### Data supplied

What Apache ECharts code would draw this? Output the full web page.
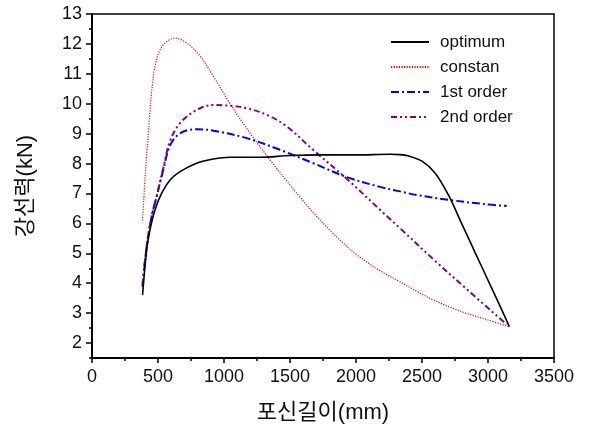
<!DOCTYPE html>
<html>
<head>
<meta charset="utf-8">
<script src="https://cdn.jsdelivr.net/npm/echarts@6/dist/echarts.min.js"></script>
<style>html,body{margin:0;padding:0;background:#fff;}#c{width:591px;height:431px;}</style>
</head>
<body>
<div id="c"></div>
<script>
var seriesNames = ['optimum', 'constan', '1st order', '2nd order'];

var optimumX = [383, 414, 439, 477, 528, 591, 667, 793, 919, 1045, 1273, 1500, 1750, 2000, 2258, 2333, 2400, 2500, 2600, 2700, 2800, 2900, 3000, 3100, 3162];
var optimumY = [3.6, 5.11, 5.78, 6.45, 7.01, 7.45, 7.73, 8.01, 8.15, 8.21, 8.21, 8.27, 8.29, 8.29, 8.31, 8.3, 8.25, 8.08, 7.68, 6.95, 6.0, 5.05, 4.1, 3.15, 2.55];

var constanX = [383, 401, 414, 427, 440, 452, 477, 515, 566, 629, 717, 818, 919, 1053, 1200, 1349, 1475, 1600, 1700, 1800, 1900, 2000, 2100, 2200, 2333, 2460, 2586, 2712, 2839, 3000, 3154];
var constanY = [6.1, 7.45, 8.3, 9.0, 9.8, 10.4, 11.24, 11.8, 12.08, 12.19, 12.03, 11.6, 10.92, 9.95, 9.0, 8.12, 7.42, 6.75, 6.25, 5.78, 5.35, 4.97, 4.65, 4.37, 4.05, 3.73, 3.44, 3.2, 2.99, 2.77, 2.55];

var firstX = [383, 414, 452, 490, 540, 591, 667, 793, 919, 1172, 1424, 1677, 1929, 2182, 2333, 2460, 2712, 2965, 3142];
var firstY = [3.88, 5.22, 6.23, 6.9, 7.79, 8.6, 9.01, 9.15, 9.1, 8.85, 8.46, 8.01, 7.55, 7.22, 7.07, 6.95, 6.78, 6.65, 6.58];

var secondX = [383, 414, 452, 490, 540, 591, 667, 793, 919, 1045, 1172, 1323, 1475, 1677, 1940, 2207, 2333, 2586, 2839, 3142];
var secondY = [3.95, 5.25, 6.25, 6.92, 7.85, 8.75, 9.35, 9.79, 9.96, 9.93, 9.85, 9.63, 9.24, 8.45, 7.45, 6.35, 5.84, 4.8, 3.8, 2.62];

var xTicks = [0, 500, 1000, 1500, 2000, 2500, 3000, 3500];
var xMinor = [250, 750, 1250, 1750, 2250, 2750, 3250];
var yLabels = [2, 3, 4, 5, 6, 7, 8, 9, 10, 11, 12, 13];
var yMinor = [1.5, 2.5, 3.5, 4.5, 5.5, 6.5, 7.5, 8.5, 9.5, 10.5, 11.5, 12.5];

function zip(xs, ys) { return xs.map(function (x, i) { return [x, ys[i]]; }); }

var FONT = "'Liberation Sans', Arial, 'Noto Sans CJK KR', sans-serif";
var TXT = '#111';
var tickStyle = { color: '#000', width: 1.5 };

var chart = echarts.init(document.getElementById('c'), null, { renderer: 'canvas' });
chart.setOption({
  animation: false,
  backgroundColor: '#fff',
  grid: { left: 92, right: 37, top: 14, bottom: 73, show: true, borderColor: '#000', borderWidth: 1.5, backgroundColor: 'transparent' },
  legend: {
    orient: 'vertical', left: 385, top: 27,
    itemWidth: 38, itemHeight: 14, itemGap: 5,
    data: seriesNames,
    itemStyle: { color: 'transparent', borderWidth: 0, opacity: 0 },
    textStyle: { fontFamily: FONT, fontSize: 17, color: TXT, lineHeight: 20, padding: [0, 0, 0, 6] }
  },
  xAxis: [{
    type: 'value', min: 0, max: 3500, interval: 500,
    name: '포신길이(mm)', nameLocation: 'middle', nameGap: 44,
    nameTextStyle: { fontFamily: FONT, fontSize: 22, color: TXT },
    axisLine: { show: true, lineStyle: { color: '#000', width: 2 } },
    axisTick: { show: true, length: 5, customValues: xTicks, lineStyle: tickStyle },
    axisLabel: { fontFamily: FONT, fontSize: 18, color: TXT, margin: 10, customValues: xTicks, formatter: function (v) { return String(v); } },
    splitLine: { show: false }
  }, {
    type: 'value', min: 0, max: 3500, position: 'bottom', offset: 0,
    axisLine: { show: false },
    axisTick: { show: true, length: 3, customValues: xMinor, lineStyle: tickStyle },
    axisLabel: { show: false },
    splitLine: { show: false }
  }],
  yAxis: [{
    type: 'value', min: 1.5, max: 13,
    name: '강선력(kN)', nameLocation: 'middle', nameGap: 55, nameRotate: 90,
    nameTextStyle: { fontFamily: FONT, fontSize: 22, color: TXT },
    axisLine: { show: true, lineStyle: { color: '#000', width: 2 } },
    axisTick: { show: true, length: 6, customValues: yLabels, lineStyle: tickStyle },
    axisLabel: { fontFamily: FONT, fontSize: 18, color: TXT, margin: 10, customValues: yLabels },
    splitLine: { show: false }
  }, {
    type: 'value', min: 1.5, max: 13, position: 'left', offset: 0,
    axisLine: { show: false },
    axisTick: { show: true, length: 3, customValues: yMinor, lineStyle: tickStyle },
    axisLabel: { show: false },
    splitLine: { show: false }
  }],
  series: [{
    name: 'optimum', type: 'line', data: zip(optimumX, optimumY), smooth: 0.35, showSymbol: false, symbol: 'none',
    lineStyle: { color: '#000', width: 1.6, type: 'solid' }, itemStyle: { color: '#000' }, z: 5
  }, {
    name: 'constan', type: 'line', data: zip(constanX, constanY), smooth: 0.35, showSymbol: false, symbol: 'none',
    lineStyle: { color: '#ff0000', width: 1.2, type: [1.2, 1.4] }, itemStyle: { color: '#ff0000' }
  }, {
    name: '1st order', type: 'line', data: zip(firstX, firstY), smooth: 0.35, showSymbol: false, symbol: 'none',
    lineStyle: { color: '#0000ff', width: 2, type: [8, 3, 2, 3] }, itemStyle: { color: '#0000ff' }
  }, {
    name: '2nd order', type: 'line', data: zip(secondX, secondY), smooth: 0.35, showSymbol: false, symbol: 'none',
    lineStyle: { color: '#800080', width: 2, type: [6, 3, 2, 3, 2, 3] }, itemStyle: { color: '#800080' }
  }]
});
</script>
</body>
</html>
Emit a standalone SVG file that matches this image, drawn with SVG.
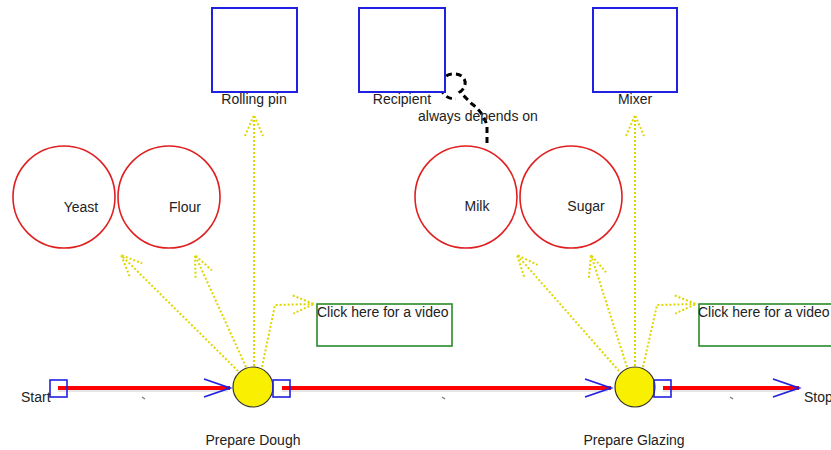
<svg xmlns="http://www.w3.org/2000/svg" width="831" height="450" viewBox="0 0 831 450">
  <style>
    text { font-family: "Liberation Sans", Arial, sans-serif; font-size: 14px; fill: #222; }
    .mid { text-anchor: middle; }
    .tool { fill: #fff; stroke: #2020e0; stroke-width: 2; }
    .ingr { fill: #fff; stroke: #e02020; stroke-width: 1.6; }
    .step { fill: #f8f000; stroke: #333; stroke-width: 1.2; }
    .port { fill: none; stroke: #2020e0; stroke-width: 1.6; }
    .note { fill: #fff; stroke: #2a8a2a; stroke-width: 1.6; }
    .flow { fill: none; stroke: #ff0000; stroke-width: 4; marker-end: url(#flowHead); }
    .shadow { fill: none; stroke: #ccc; stroke-width: 1; }
    .use { fill: none; stroke: #e0d600; stroke-width: 2; stroke-dasharray: 2 2; marker-end: url(#useHead); }
    .dep { fill: none; stroke: #000; stroke-width: 3; stroke-dasharray: 6 4; }
    .tick { stroke: #777; stroke-width: 1.2; }
  </style>
  <defs>
    <marker id="flowHead" markerUnits="userSpaceOnUse" markerWidth="30" markerHeight="22" refX="27" refY="10" orient="auto">
      <path d="M1,1 L27,10 L1,19" fill="none" stroke="#2020e0" stroke-width="1.8"/>
    </marker>
    <marker id="useHead" markerUnits="userSpaceOnUse" markerWidth="26" markerHeight="24" refX="23" refY="12" orient="auto">
      <path d="M2,3 L23,12 L2,21" fill="none" stroke="#e0d600" stroke-width="2" stroke-dasharray="2 2"/>
    </marker>
  </defs>

  <!-- connectors -->
  <g id="connectors">
    <!-- process flow -->
    <line class="shadow" x1="58" y1="391" x2="228" y2="391"/>
    <line class="shadow" x1="282" y1="391" x2="608" y2="391"/>
    <line class="shadow" x1="663" y1="391" x2="796" y2="391"/>
    <path class="flow" d="M58,388 L230,388"/>
    <path class="flow" d="M282,388 L611,388"/>
    <path class="flow" d="M663,388 L799,388"/>
    <line class="tick" x1="142" y1="397" x2="145" y2="399"/>
    <line class="tick" x1="442" y1="397" x2="445" y2="399"/>
    <line class="tick" x1="730" y1="397" x2="733" y2="399"/>

    <!-- resources used by Prepare Dough -->
    <path class="use" d="M238,371 L121,255"/>
    <path class="use" d="M246,367 L195,255"/>
    <path class="use" d="M254,366 L254,115"/>
    <path class="use" d="M262,367 L275,305 L314,304"/>

    <!-- resources used by Prepare Glazing -->
    <path class="use" d="M619,371 L517,255"/>
    <path class="use" d="M627,367 L591,255"/>
    <path class="use" d="M635,366 L635,115"/>
    <path class="use" d="M643,367 L657,305 L696,304"/>

    <!-- dependency Milk -> Recipient -->
    <path class="dep" d="M487,143 L487,126 Q484,113 472,104 L460,92 C468,86 467,75 455,74 C444,73 438,83 442,91 C445,97 450,99 456,99"/>
  </g>

  <!-- tools -->
  <g id="rolling-pin">
    <rect class="tool" x="212" y="8" width="85" height="84"/>
    <text class="mid" x="254" y="104">Rolling pin</text>
  </g>
  <g id="recipient">
    <rect class="tool" x="359" y="8" width="86" height="84"/>
    <text class="mid" x="402" y="104">Recipient</text>
  </g>
  <g id="mixer">
    <rect class="tool" x="593" y="8" width="84" height="84"/>
    <text class="mid" x="635" y="104">Mixer</text>
  </g>
  <g id="dependency-label">
    <text x="418" y="121">always depends on</text>
  </g>

  <!-- ingredients -->
  <g id="yeast">
    <circle class="ingr" cx="64" cy="197" r="51"/>
    <text class="mid" x="81" y="212">Yeast</text>
  </g>
  <g id="flour">
    <circle class="ingr" cx="169" cy="197" r="51"/>
    <text class="mid" x="185" y="212">Flour</text>
  </g>
  <g id="milk">
    <circle class="ingr" cx="466" cy="197" r="51"/>
    <text class="mid" x="477" y="211">Milk</text>
  </g>
  <g id="sugar">
    <circle class="ingr" cx="571" cy="197" r="51"/>
    <text class="mid" x="586" y="211">Sugar</text>
  </g>

  <!-- video notes -->
  <g id="video-dough">
    <rect class="note" x="317" y="304" width="135" height="42"/>
    <text x="317" y="317">Click here for a video</text>
  </g>
  <g id="video-glazing">
    <rect class="note" x="699" y="304" width="140" height="42"/>
    <text x="698" y="317">Click here for a video</text>
  </g>

  <!-- process steps -->
  <g id="start">
    <rect class="port" x="50" y="380" width="17" height="17"/>
    <text x="21" y="402">Start</text>
  </g>
  <g id="prepare-dough">
    <circle class="step" cx="253" cy="387" r="20"/>
    <rect class="port" x="273" y="380" width="17" height="17"/>
    <text class="mid" x="253" y="445">Prepare Dough</text>
  </g>
  <g id="prepare-glazing">
    <circle class="step" cx="635" cy="387" r="20"/>
    <rect class="port" x="654" y="380" width="17" height="17"/>
    <text class="mid" x="634" y="445">Prepare Glazing</text>
  </g>
  <g id="stop">
    <text x="804" y="402">Stop</text>
  </g>
</svg>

######

- [Brief]
Above are the records; copy every line in them that holds the word "this".

- [The result]
What Apache ECharts code would draw this? Output the full web page.
Emit a standalone SVG file that matches this image, drawn with SVG.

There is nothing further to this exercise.